Ho parlato dell’importanza di una storia fin dalle mie prime recensioni qui al Reign, 3 o 4 anni fa: avere una storia valida è importante, importantissimo; soprattutto per i registi amatoriali, che spesso non hanno i mezzi, ergo hanno bisogno più di tutti gli altri di un elemento valido per far presa sui propri spettatori.
E’ inutile mettere in scena una enorme e spaventosa e potentissima setta satanica se quello che ci ritroviamo in mano sono un calice di cristallo, un coltello da nerd e 4 tonache; e non lo dico perché sia sbagliato farlo, ma perché in questo modo ci si boicotta da soli! Prima di mettere in piedi un corto bisognerebbe mettersi a tavolino e fare l’elenco di tutte le cose “utilizzabili” che uno ha a disposizione. La casa di un amico? Un posto particolare? Un luogo macabro? Una collezione di figurine dei calciatori? Ottimo: si inventa una storia riguardo un collezionista di figurine di calciatori che un bel giorno, mentre è a casa, apre un album e scopre che…etc etc etc. Oppure lo stesso collezionista scopre che c’è un tizio che ha l’unica figurina che gli manca, ed è disposto a tutto per averla, ma l’altro tizio non gliela vuole vendere perché etc etc. E allora il tizio…
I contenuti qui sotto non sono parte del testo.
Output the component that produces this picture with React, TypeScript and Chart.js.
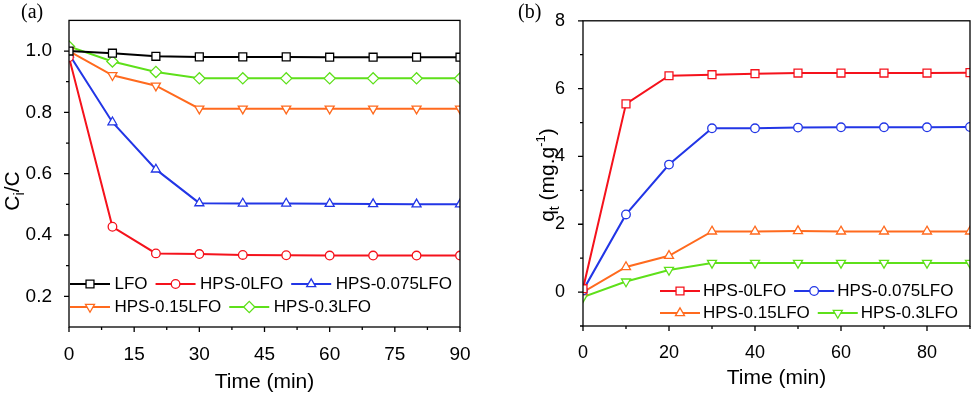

Insomma: ecco fatto un corto con una casa e un album di figurine. A che serve dunque tirar fuori sette sataniche che non si è in grado di gestire?

Gli autori di Tenebrae siano rassicurati: faccio questo discorso più che altro in senso generale, e non certo per deriderli o parlar male di loro. Come ho detto all’inizio, non ho rimpianto il tempo usato per vedere il loro corto, e apprezzo moltissimo le persone come loro, che si mettono in gioco creando un prodotto completo. Posso anche dire che il corto, sebbene superi i 20 minuti, si lascia guardare con disinvoltura, senza risultare pesante, e a loro quindi va tutto il mio affetto e il mio incoraggiamento a continuare.

Dato che però in un concorso non si va avanti con affetto ma con tecnica, sono stato costretto a mettere in luce anche i difetti di un’opera che nasce amatoriale e rimane tale. Buona per divertirsi, ma carente praticamente in tutto il resto.